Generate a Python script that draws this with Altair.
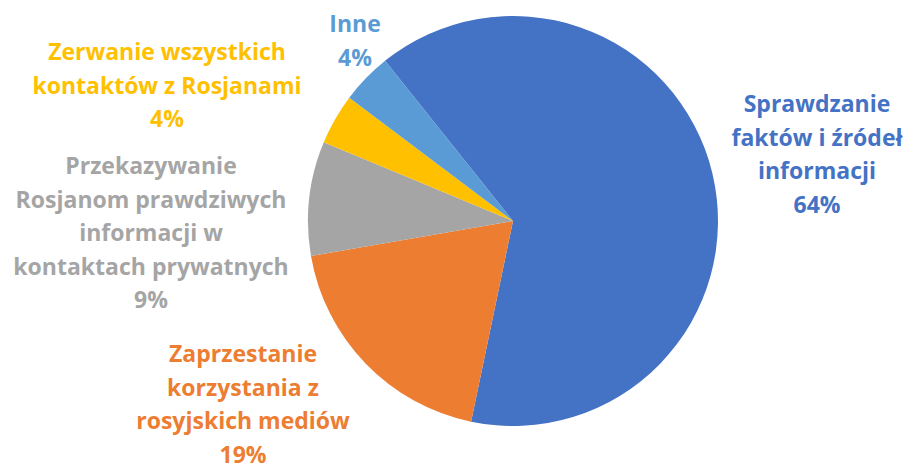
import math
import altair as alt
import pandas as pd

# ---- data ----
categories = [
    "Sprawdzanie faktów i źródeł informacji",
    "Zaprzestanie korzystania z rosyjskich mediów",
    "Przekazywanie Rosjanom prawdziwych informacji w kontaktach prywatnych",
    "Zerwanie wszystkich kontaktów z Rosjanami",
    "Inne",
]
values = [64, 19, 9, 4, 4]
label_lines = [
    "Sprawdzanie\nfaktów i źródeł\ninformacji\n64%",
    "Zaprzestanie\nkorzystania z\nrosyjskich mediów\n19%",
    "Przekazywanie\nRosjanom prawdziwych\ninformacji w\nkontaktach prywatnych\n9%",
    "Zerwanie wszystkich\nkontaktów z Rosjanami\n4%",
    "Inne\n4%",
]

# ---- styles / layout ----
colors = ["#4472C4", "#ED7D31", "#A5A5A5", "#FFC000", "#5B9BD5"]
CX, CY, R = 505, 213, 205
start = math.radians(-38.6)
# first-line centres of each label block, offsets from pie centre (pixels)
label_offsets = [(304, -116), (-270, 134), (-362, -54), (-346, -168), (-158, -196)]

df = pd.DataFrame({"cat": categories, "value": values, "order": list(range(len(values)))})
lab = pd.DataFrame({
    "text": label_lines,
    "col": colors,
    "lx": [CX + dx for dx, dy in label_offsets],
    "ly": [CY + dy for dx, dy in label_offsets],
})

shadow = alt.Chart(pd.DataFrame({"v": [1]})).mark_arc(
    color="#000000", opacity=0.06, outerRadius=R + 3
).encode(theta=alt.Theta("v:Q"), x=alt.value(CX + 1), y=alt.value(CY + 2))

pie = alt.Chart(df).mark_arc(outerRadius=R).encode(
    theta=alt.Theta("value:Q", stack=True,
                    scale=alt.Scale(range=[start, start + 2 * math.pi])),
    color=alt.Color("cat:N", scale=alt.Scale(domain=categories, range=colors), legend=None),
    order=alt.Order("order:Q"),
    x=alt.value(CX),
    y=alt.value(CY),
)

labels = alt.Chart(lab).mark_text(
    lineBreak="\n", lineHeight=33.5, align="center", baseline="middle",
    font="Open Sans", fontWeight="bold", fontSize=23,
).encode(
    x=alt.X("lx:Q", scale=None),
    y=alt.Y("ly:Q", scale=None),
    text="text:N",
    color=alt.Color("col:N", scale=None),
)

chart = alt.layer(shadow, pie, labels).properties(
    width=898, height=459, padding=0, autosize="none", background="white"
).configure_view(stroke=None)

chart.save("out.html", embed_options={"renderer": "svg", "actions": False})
━━━━━━━━━━━━━━━━━━━━
• [Exercise]: Quote the material exactly. Pictures stay out.

• [Exercise answer]:
Generate a Python script that draws this with Altair.
import math
import altair as alt
import pandas as pd

# ---- data ----
categories = [
    "Sprawdzanie faktów i źródeł informacji",
    "Zaprzestanie korzystania z rosyjskich mediów",
    "Przekazywanie Rosjanom prawdziwych informacji w kontaktach prywatnych",
    "Zerwanie wszystkich kontaktów z Rosjanami",
    "Inne",
]
values = [64, 19, 9, 4, 4]
label_lines = [
    "Sprawdzanie\nfaktów i źródeł\ninformacji\n64%",
    "Zaprzestanie\nkorzystania z\nrosyjskich mediów\n19%",
    "Przekazywanie\nRosjanom prawdziwych\ninformacji w\nkontaktach prywatnych\n9%",
    "Zerwanie wszystkich\nkontaktów z Rosjanami\n4%",
    "Inne\n4%",
]

# ---- styles / layout ----
colors = ["#4472C4", "#ED7D31", "#A5A5A5", "#FFC000", "#5B9BD5"]
CX, CY, R = 505, 213, 205
start = math.radians(-38.6)
# first-line centres of each label block, offsets from pie centre (pixels)
label_offsets = [(304, -116), (-270, 134), (-362, -54), (-346, -168), (-158, -196)]

df = pd.DataFrame({"cat": categories, "value": values, "order": list(range(len(values)))})
lab = pd.DataFrame({
    "text": label_lines,
    "col": colors,
    "lx": [CX + dx for dx, dy in label_offsets],
    "ly": [CY + dy for dx, dy in label_offsets],
})

shadow = alt.Chart(pd.DataFrame({"v": [1]})).mark_arc(
    color="#000000", opacity=0.06, outerRadius=R + 3
).encode(theta=alt.Theta("v:Q"), x=alt.value(CX + 1), y=alt.value(CY + 2))

pie = alt.Chart(df).mark_arc(outerRadius=R).encode(
    theta=alt.Theta("value:Q", stack=True,
                    scale=alt.Scale(range=[start, start + 2 * math.pi])),
    color=alt.Color("cat:N", scale=alt.Scale(domain=categories, range=colors), legend=None),
    order=alt.Order("order:Q"),
    x=alt.value(CX),
    y=alt.value(CY),
)

labels = alt.Chart(lab).mark_text(
    lineBreak="\n", lineHeight=33.5, align="center", baseline="middle",
    font="Open Sans", fontWeight="bold", fontSize=23,
).encode(
    x=alt.X("lx:Q", scale=None),
    y=alt.Y("ly:Q", scale=None),
    text="text:N",
    color=alt.Color("col:N", scale=None),
)

chart = alt.layer(shadow, pie, labels).properties(
    width=898, height=459, padding=0, autosize="none", background="white"
).configure_view(stroke=None)

chart.save("out.html", embed_options={"renderer": "svg", "actions": False})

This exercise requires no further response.